I’d argue, though, that when the dust settles, you’ll see these models as a productivity multiplier for existing artists. They are also useful as a major shortcut for visual-art hobbyists like me, who could puzzle our way to an image from scratch, or get 75% of the way there in a browser window and then paint over it. This tweet has a good example of what the model produces vs. what an artist might do with it:
“AI is the future of art” pic.twitter.com/BH3qnhN1Kp
— Jon Neimeister (@Andantonius) September 30, 2022
This is petty and kind of a joke, but also a good example of what I mean when I say that AI is not taking our jobs any time soon. Even if it can get you 75% of the way there, 75% is not enough and you’ll still have to be able to draw and paint in a professional context.🤷♀️
— Jon Neimeister (@Andantonius) September 30, 2022
One thing that Stable Diffusion has proven to excel at is porn. There’s a very popular extension of the current model trained on fifty thousand NSFW anime-style drawings called Waifu Diffusion. This makes sense; porn is one area where good enough is usually good enough. A big boob generator with sufficient verisimilitude is going to be a big hit no matter how it works under the hood.

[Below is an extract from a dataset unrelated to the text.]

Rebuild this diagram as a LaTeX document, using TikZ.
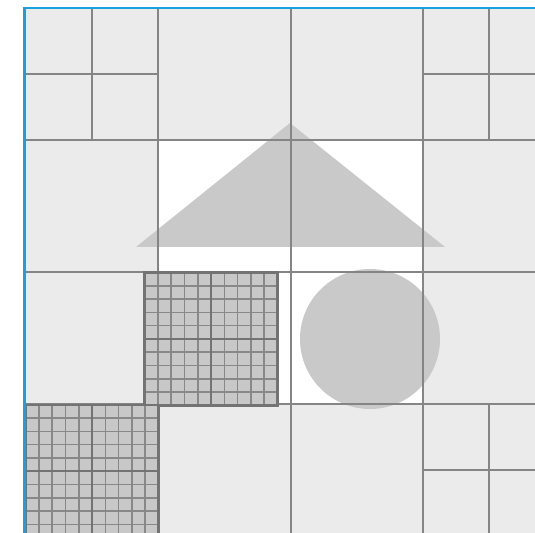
\documentclass[tikz,border=0pt]{standalone}
\definecolor{cellgray}{HTML}{EBEBEB}
\definecolor{shapegray}{HTML}{C8C9C8}
\definecolor{finegray}{HTML}{C8C8C8}
\definecolor{linegray}{HTML}{858585}
\definecolor{minorgray}{HTML}{888888}
\definecolor{majorgray}{HTML}{737373}
\definecolor{borderblue}{HTML}{1A9FDF}
\tikzset{
  coarse/.style={draw=linegray, line width=0.85pt},
  minorline/.style={draw=minorgray, line width=0.8pt},
  majorline/.style={draw=majorgray, line width=1.2pt},
  shapefill/.style={fill=shapegray, draw=none},
  fineblock/.pic={
    \fill[finegray] (0,0) rectangle (133,133);
    \foreach \p in {13.3,26.6,39.9,53.2,79.8,93.1,106.4,119.7} {
      \draw[minorline] (\p,0) -- (\p,133);
      \draw[minorline] (0,\p) -- (133,\p);
    }
    \draw[majorline] (66.5,0) -- (66.5,133);
    \draw[majorline] (0,66.5) -- (133,66.5);
    \draw[majorline] (0,0) rectangle (133,133);
  }
}
\begin{document}
\begin{tikzpicture}[x=0.5pt,y=-0.5pt]
\useasboundingbox (0,0) rectangle (535,533);
\begin{scope}
\clip (0,0) rectangle (535,533);
% background cells
\fill[white] (0,0) rectangle (535,533);
\fill[cellgray] (25,8) rectangle (535,533);
\fill[white] (158,140) rectangle (423,272);
\fill[white] (158,272) rectangle (423,404);
% shapes
\fill[shapefill] (290,123) -- (445,247) -- (136,247) -- cycle;
\fill[shapefill] (370,339) circle[radius=70];
% coarse grid
\foreach \x in {158,291,423} \draw[coarse] (\x,8) -- (\x,533);
\foreach \y in {140,272,404} \draw[coarse] (25,\y) -- (535,\y);
\draw[coarse] (92,8) -- (92,140);
\draw[coarse] (25,74) -- (158,74);
\draw[coarse] (489,8) -- (489,140);
\draw[coarse] (423,74) -- (535,74);
\draw[coarse] (489,404) -- (489,533);
\draw[coarse] (423,470) -- (535,470);
% fine blocks
\pic at (144.5,272.5) {fineblock};
\pic at (25.5,404.8) {fineblock};
% blue border
\draw[borderblue, line width=1.4pt] (24.5,540) -- (24.5,8) -- (540,8);
\end{scope}
\end{tikzpicture}
\end{document}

Which brings us to the government. They’re getting upset, too–Rep. Eshoo (D-CA), representing Silicon Valley, is urging the government to Do Something about such “unsafe AI practices”. As a result, StabilityAI, stewards of Stable Diffusion, will be making a number of changes to the next version of their model, including making it unable to generate porn. (Of course, since the model will presumably be public, and can be retrained, that particular feature will last all of ten minutes…)
So, basically, the future of AI image generation is here, much sooner than most people would have predicted. You no longer need an invitation to participate. You no longer need to pay for expensive cloud processing power. You barely even need a gaming laptop. Even OpenAI has opened up DALL-E 2 to everybody, now that StabilityAI has drank their milkshake, and those guys have always been super conservative regarding public use of their models.
What’s this have to do with Samwise, you ask? Well, I finetuned my local Stable Diffusion model to be able to generate pictures of Samwise using the custom token samwisethecat. It took some know-how and an hour of processing time. Now I can make images like the one up top (and do click to embiggen, WordPress has pretty lossy image compression), and this one, which you may also click to embiggen:
It doesn’t exactly know what a playing card is, but that’s just the sort of thing you can go touch up after the fact.
Exciting! Scary? Cool. I think so, at least.